• **Stated task**
Transcribe all of the material exactly, except for its pictures.

• **Stored data**
⟨

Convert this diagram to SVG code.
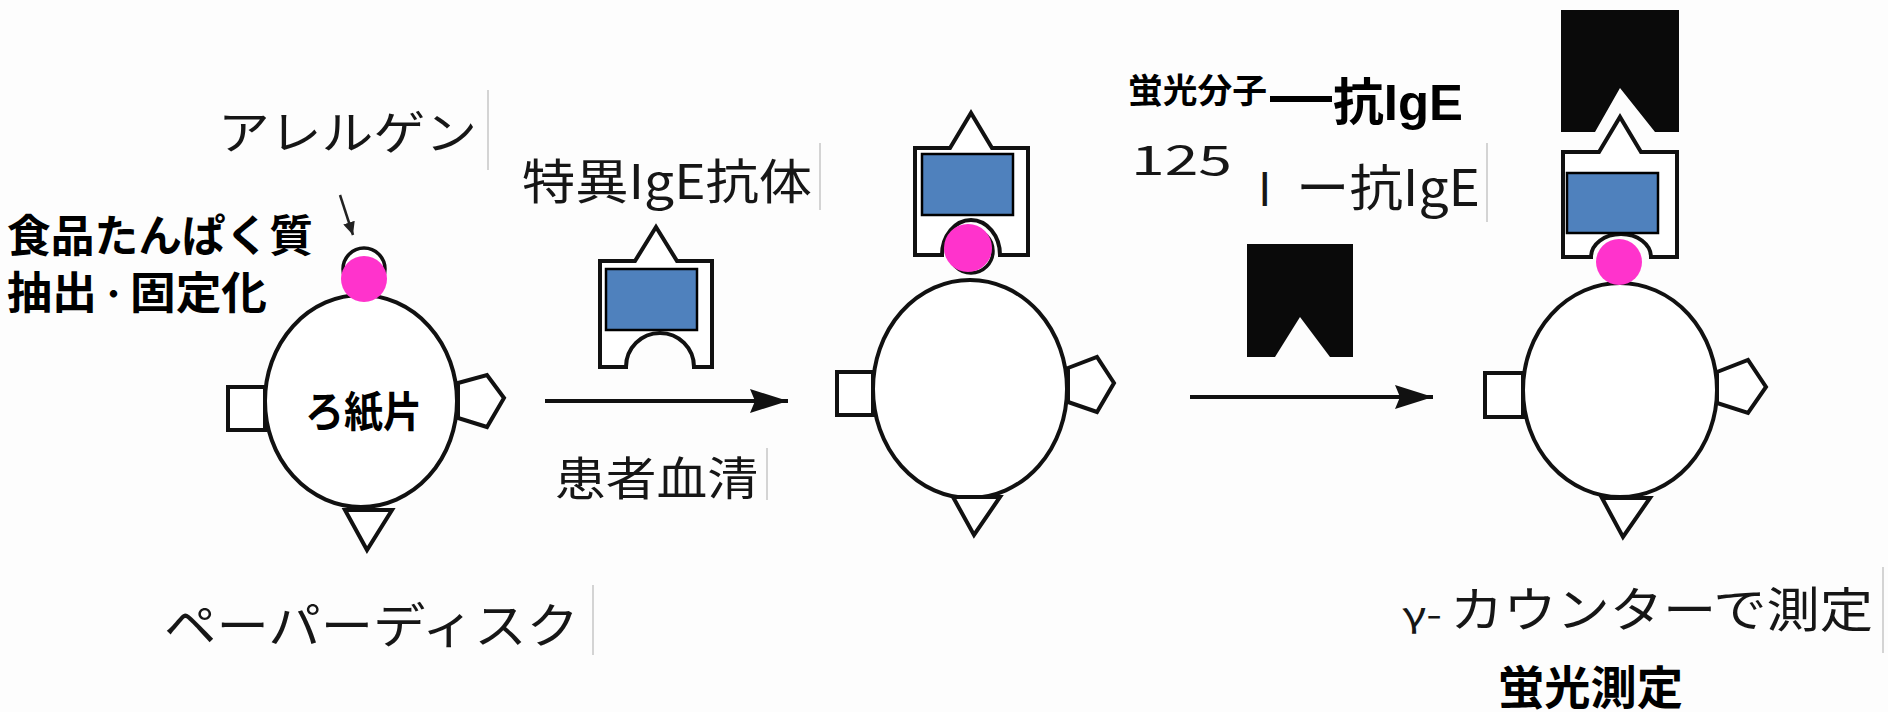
<svg xmlns="http://www.w3.org/2000/svg" width="1888" height="712" viewBox="0 0 1888 712">
  <defs>
    <style>
      .ln { fill: none; stroke: #111; stroke-width: 4; stroke-linejoin: miter; }
      .part { fill: #fff; stroke: #111; stroke-width: 4; stroke-linejoin: miter; }
      .solid { fill: #0a0a0a; stroke: none; }
      .allergen { fill: #ff33cc; stroke: none; }
      .ag-out { fill: #fff; stroke: #111; stroke-width: 3.5; }
      .ab-core { fill: #4f81bd; stroke: #000; stroke-width: 2.5; }
      .edge { stroke: #d4d4d4; stroke-width: 2; fill: none; }
      .thin { font-family: "Noto Sans CJK JP", "Liberation Sans", sans-serif; font-weight: 400; fill: #161616; }
      .bold { font-family: "Liberation Sans", "Noto Sans CJK JP", sans-serif; font-weight: 700; fill: #000; }
    </style>
    <marker id="head" markerUnits="userSpaceOnUse" markerWidth="40" markerHeight="26" refX="38" refY="13" orient="auto">
      <path d="M0,1 L38,13 L0,25 L5,13 Z" fill="#111"/>
    </marker>
    <marker id="head-sm" markerUnits="userSpaceOnUse" markerWidth="14" markerHeight="12" refX="13" refY="6" orient="auto">
      <path d="M0,0 L13,6 L0,12 Z" fill="#222"/>
    </marker>
  </defs>

  <rect width="1888" height="712" fill="#fdfdfd"/>

  <!-- faint text-box edges -->
  <g id="box-edges">
    <line class="edge" x1="488" y1="90" x2="488" y2="170"/>
    <line class="edge" x1="820" y1="143" x2="820" y2="210"/>
    <line class="edge" x1="767" y1="448" x2="767" y2="500"/>
    <line class="edge" x1="593" y1="585" x2="593" y2="655"/>
    <line class="edge" x1="1487" y1="143" x2="1487" y2="222"/>
    <line class="edge" x1="1883" y1="567" x2="1883" y2="653"/>
  </g>

  <!-- connectors -->
  <g id="connectors">
    <line class="ln" x1="545" y1="401" x2="788" y2="401" marker-end="url(#head)"/>
    <line class="ln" x1="1190" y1="397" x2="1433" y2="397" marker-end="url(#head)"/>
    <line x1="340" y1="195" x2="353" y2="235" stroke="#222" stroke-width="2.5" marker-end="url(#head-sm)"/>
  </g>

  <!-- disk 1: paper disk with immobilised allergen -->
  <g id="disk1">
    <rect class="part" x="228" y="387" width="37" height="43"/>
    <polygon class="part" points="458,383 487,375 504,398 487,427 458,418"/>
    <ellipse class="part" cx="361" cy="401" rx="96" ry="106"/>
    <polygon class="part" points="345,510 392,510 367,550"/>
    <circle class="ag-out" cx="364" cy="269" r="21"/>
    <circle class="allergen" cx="364" cy="279" r="23"/>
    <text class="bold" x="305" y="427" font-size="42" textLength="117" lengthAdjust="spacingAndGlyphs">ろ紙片</text>
  </g>

  <!-- free specific IgE antibody -->
  <g id="ige">
    <path class="part" d="M600,367 L600,261 L635,261 L656,227 L677,261 L712,261 L712,367 L694,367 A34 34 0 0 0 626,367 Z"/>
    <rect class="ab-core" x="606" y="269" width="91" height="61"/>
  </g>

  <!-- disk 2: IgE bound to allergen -->
  <g id="disk2">
    <rect class="part" x="837" y="372" width="36" height="43"/>
    <polygon class="part" points="1068,368 1097,357 1114,383 1097,412 1068,402"/>
    <ellipse class="part" cx="970" cy="389" rx="97" ry="109"/>
    <polygon class="part" points="953,497 1000,497 974,535"/>
    <path class="part" d="M915,255 L915,148 L950,148 L971,113 L992,148 L1028,148 L1028,255 L1000,255 A29 35 0 0 0 942,255 Z"/>
    <rect class="ab-core" x="922" y="154" width="91" height="61"/>
    <circle class="ag-out" cx="971" cy="251" r="22"/>
    <circle class="allergen" cx="968" cy="248" r="24"/>
  </g>

  <!-- labelled anti-IgE -->
  <g id="anti-ige">
    <path class="solid" d="M1247,244 H1353 V357 H1330 L1300,317 L1275,357 H1247 Z"/>
  </g>

  <!-- disk 3: anti-IgE bound to IgE -->
  <g id="disk3">
    <rect class="part" x="1485" y="373" width="38" height="44"/>
    <polygon class="part" points="1717,372 1748,360 1766,387 1748,413 1717,403"/>
    <ellipse class="part" cx="1620" cy="390" rx="97" ry="107"/>
    <polygon class="part" points="1602,498 1650,498 1623,537"/>
    <path class="part" d="M1563,257 L1563,152 L1599,152 L1620,117 L1641,152 L1677,152 L1677,257 L1651,257 A30 23 0 0 0 1591,257 Z"/>
    <rect class="ab-core" x="1567" y="173" width="91" height="60"/>
    <circle class="allergen" cx="1619" cy="262" r="23"/>
    <path class="solid" d="M1561,10 H1679 V132 H1655 L1620,88 L1595,132 H1561 Z"/>
  </g>

  <!-- labels -->
  <g id="labels">
    <text class="thin" x="218" y="149" font-size="46" textLength="259" lengthAdjust="spacingAndGlyphs">アレルゲン</text>
    <text class="bold" x="7" y="252" font-size="44" textLength="306" lengthAdjust="spacingAndGlyphs">食品たんぱく質</text>
    <text class="bold" x="7" y="309" font-size="44" textLength="90" lengthAdjust="spacingAndGlyphs">抽出</text>
    <text class="bold" x="99" y="305" font-size="29">・</text>
    <text class="bold" x="130" y="309" font-size="44" textLength="137" lengthAdjust="spacingAndGlyphs">固定化</text>
    <text class="thin" x="522" y="199" font-size="48" textLength="290" lengthAdjust="spacingAndGlyphs">特異IgE抗体</text>
    <text class="thin" x="555" y="495" font-size="46" textLength="203" lengthAdjust="spacingAndGlyphs">患者血清</text>
    <text class="thin" x="164" y="643" font-size="48" textLength="415" lengthAdjust="spacingAndGlyphs">ペーパーディスク</text>
    <text class="bold" x="1128" y="103" font-size="34" textLength="139" lengthAdjust="spacingAndGlyphs">蛍光分子</text>
    <text class="bold" x="1270" y="115" font-size="62">—</text>
    <text class="bold" x="1333" y="120" font-size="50" textLength="130" lengthAdjust="spacingAndGlyphs">抗IgE</text>
    <text class="thin" x="1131" y="175" font-size="40" textLength="101" lengthAdjust="spacingAndGlyphs">125</text>
    <text class="thin" x="1258" y="206" font-size="46">I</text>
    <text class="thin" x="1296" y="206" font-size="50" textLength="184" lengthAdjust="spacingAndGlyphs">ー抗IgE</text>
    <text class="thin" x="1402" y="627" font-size="34" textLength="40" lengthAdjust="spacingAndGlyphs">γ-</text>
    <text class="thin" x="1450" y="627" font-size="48" textLength="423" lengthAdjust="spacingAndGlyphs">カウンターで測定</text>
    <text class="bold" x="1498" y="704" font-size="46" textLength="185" lengthAdjust="spacingAndGlyphs">蛍光測定</text>
  </g>
</svg>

⟩

• **Answer**
Convert this diagram to SVG code.
<svg xmlns="http://www.w3.org/2000/svg" width="1888" height="712" viewBox="0 0 1888 712">
  <defs>
    <style>
      .ln { fill: none; stroke: #111; stroke-width: 4; stroke-linejoin: miter; }
      .part { fill: #fff; stroke: #111; stroke-width: 4; stroke-linejoin: miter; }
      .solid { fill: #0a0a0a; stroke: none; }
      .allergen { fill: #ff33cc; stroke: none; }
      .ag-out { fill: #fff; stroke: #111; stroke-width: 3.5; }
      .ab-core { fill: #4f81bd; stroke: #000; stroke-width: 2.5; }
      .edge { stroke: #d4d4d4; stroke-width: 2; fill: none; }
      .thin { font-family: "Noto Sans CJK JP", "Liberation Sans", sans-serif; font-weight: 400; fill: #161616; }
      .bold { font-family: "Liberation Sans", "Noto Sans CJK JP", sans-serif; font-weight: 700; fill: #000; }
    </style>
    <marker id="head" markerUnits="userSpaceOnUse" markerWidth="40" markerHeight="26" refX="38" refY="13" orient="auto">
      <path d="M0,1 L38,13 L0,25 L5,13 Z" fill="#111"/>
    </marker>
    <marker id="head-sm" markerUnits="userSpaceOnUse" markerWidth="14" markerHeight="12" refX="13" refY="6" orient="auto">
      <path d="M0,0 L13,6 L0,12 Z" fill="#222"/>
    </marker>
  </defs>

  <rect width="1888" height="712" fill="#fdfdfd"/>

  <!-- faint text-box edges -->
  <g id="box-edges">
    <line class="edge" x1="488" y1="90" x2="488" y2="170"/>
    <line class="edge" x1="820" y1="143" x2="820" y2="210"/>
    <line class="edge" x1="767" y1="448" x2="767" y2="500"/>
    <line class="edge" x1="593" y1="585" x2="593" y2="655"/>
    <line class="edge" x1="1487" y1="143" x2="1487" y2="222"/>
    <line class="edge" x1="1883" y1="567" x2="1883" y2="653"/>
  </g>

  <!-- connectors -->
  <g id="connectors">
    <line class="ln" x1="545" y1="401" x2="788" y2="401" marker-end="url(#head)"/>
    <line class="ln" x1="1190" y1="397" x2="1433" y2="397" marker-end="url(#head)"/>
    <line x1="340" y1="195" x2="353" y2="235" stroke="#222" stroke-width="2.5" marker-end="url(#head-sm)"/>
  </g>

  <!-- disk 1: paper disk with immobilised allergen -->
  <g id="disk1">
    <rect class="part" x="228" y="387" width="37" height="43"/>
    <polygon class="part" points="458,383 487,375 504,398 487,427 458,418"/>
    <ellipse class="part" cx="361" cy="401" rx="96" ry="106"/>
    <polygon class="part" points="345,510 392,510 367,550"/>
    <circle class="ag-out" cx="364" cy="269" r="21"/>
    <circle class="allergen" cx="364" cy="279" r="23"/>
    <text class="bold" x="305" y="427" font-size="42" textLength="117" lengthAdjust="spacingAndGlyphs">ろ紙片</text>
  </g>

  <!-- free specific IgE antibody -->
  <g id="ige">
    <path class="part" d="M600,367 L600,261 L635,261 L656,227 L677,261 L712,261 L712,367 L694,367 A34 34 0 0 0 626,367 Z"/>
    <rect class="ab-core" x="606" y="269" width="91" height="61"/>
  </g>

  <!-- disk 2: IgE bound to allergen -->
  <g id="disk2">
    <rect class="part" x="837" y="372" width="36" height="43"/>
    <polygon class="part" points="1068,368 1097,357 1114,383 1097,412 1068,402"/>
    <ellipse class="part" cx="970" cy="389" rx="97" ry="109"/>
    <polygon class="part" points="953,497 1000,497 974,535"/>
    <path class="part" d="M915,255 L915,148 L950,148 L971,113 L992,148 L1028,148 L1028,255 L1000,255 A29 35 0 0 0 942,255 Z"/>
    <rect class="ab-core" x="922" y="154" width="91" height="61"/>
    <circle class="ag-out" cx="971" cy="251" r="22"/>
    <circle class="allergen" cx="968" cy="248" r="24"/>
  </g>

  <!-- labelled anti-IgE -->
  <g id="anti-ige">
    <path class="solid" d="M1247,244 H1353 V357 H1330 L1300,317 L1275,357 H1247 Z"/>
  </g>

  <!-- disk 3: anti-IgE bound to IgE -->
  <g id="disk3">
    <rect class="part" x="1485" y="373" width="38" height="44"/>
    <polygon class="part" points="1717,372 1748,360 1766,387 1748,413 1717,403"/>
    <ellipse class="part" cx="1620" cy="390" rx="97" ry="107"/>
    <polygon class="part" points="1602,498 1650,498 1623,537"/>
    <path class="part" d="M1563,257 L1563,152 L1599,152 L1620,117 L1641,152 L1677,152 L1677,257 L1651,257 A30 23 0 0 0 1591,257 Z"/>
    <rect class="ab-core" x="1567" y="173" width="91" height="60"/>
    <circle class="allergen" cx="1619" cy="262" r="23"/>
    <path class="solid" d="M1561,10 H1679 V132 H1655 L1620,88 L1595,132 H1561 Z"/>
  </g>

  <!-- labels -->
  <g id="labels">
    <text class="thin" x="218" y="149" font-size="46" textLength="259" lengthAdjust="spacingAndGlyphs">アレルゲン</text>
    <text class="bold" x="7" y="252" font-size="44" textLength="306" lengthAdjust="spacingAndGlyphs">食品たんぱく質</text>
    <text class="bold" x="7" y="309" font-size="44" textLength="90" lengthAdjust="spacingAndGlyphs">抽出</text>
    <text class="bold" x="99" y="305" font-size="29">・</text>
    <text class="bold" x="130" y="309" font-size="44" textLength="137" lengthAdjust="spacingAndGlyphs">固定化</text>
    <text class="thin" x="522" y="199" font-size="48" textLength="290" lengthAdjust="spacingAndGlyphs">特異IgE抗体</text>
    <text class="thin" x="555" y="495" font-size="46" textLength="203" lengthAdjust="spacingAndGlyphs">患者血清</text>
    <text class="thin" x="164" y="643" font-size="48" textLength="415" lengthAdjust="spacingAndGlyphs">ペーパーディスク</text>
    <text class="bold" x="1128" y="103" font-size="34" textLength="139" lengthAdjust="spacingAndGlyphs">蛍光分子</text>
    <text class="bold" x="1270" y="115" font-size="62">—</text>
    <text class="bold" x="1333" y="120" font-size="50" textLength="130" lengthAdjust="spacingAndGlyphs">抗IgE</text>
    <text class="thin" x="1131" y="175" font-size="40" textLength="101" lengthAdjust="spacingAndGlyphs">125</text>
    <text class="thin" x="1258" y="206" font-size="46">I</text>
    <text class="thin" x="1296" y="206" font-size="50" textLength="184" lengthAdjust="spacingAndGlyphs">ー抗IgE</text>
    <text class="thin" x="1402" y="627" font-size="34" textLength="40" lengthAdjust="spacingAndGlyphs">γ-</text>
    <text class="thin" x="1450" y="627" font-size="48" textLength="423" lengthAdjust="spacingAndGlyphs">カウンターで測定</text>
    <text class="bold" x="1498" y="704" font-size="46" textLength="185" lengthAdjust="spacingAndGlyphs">蛍光測定</text>
  </g>
</svg>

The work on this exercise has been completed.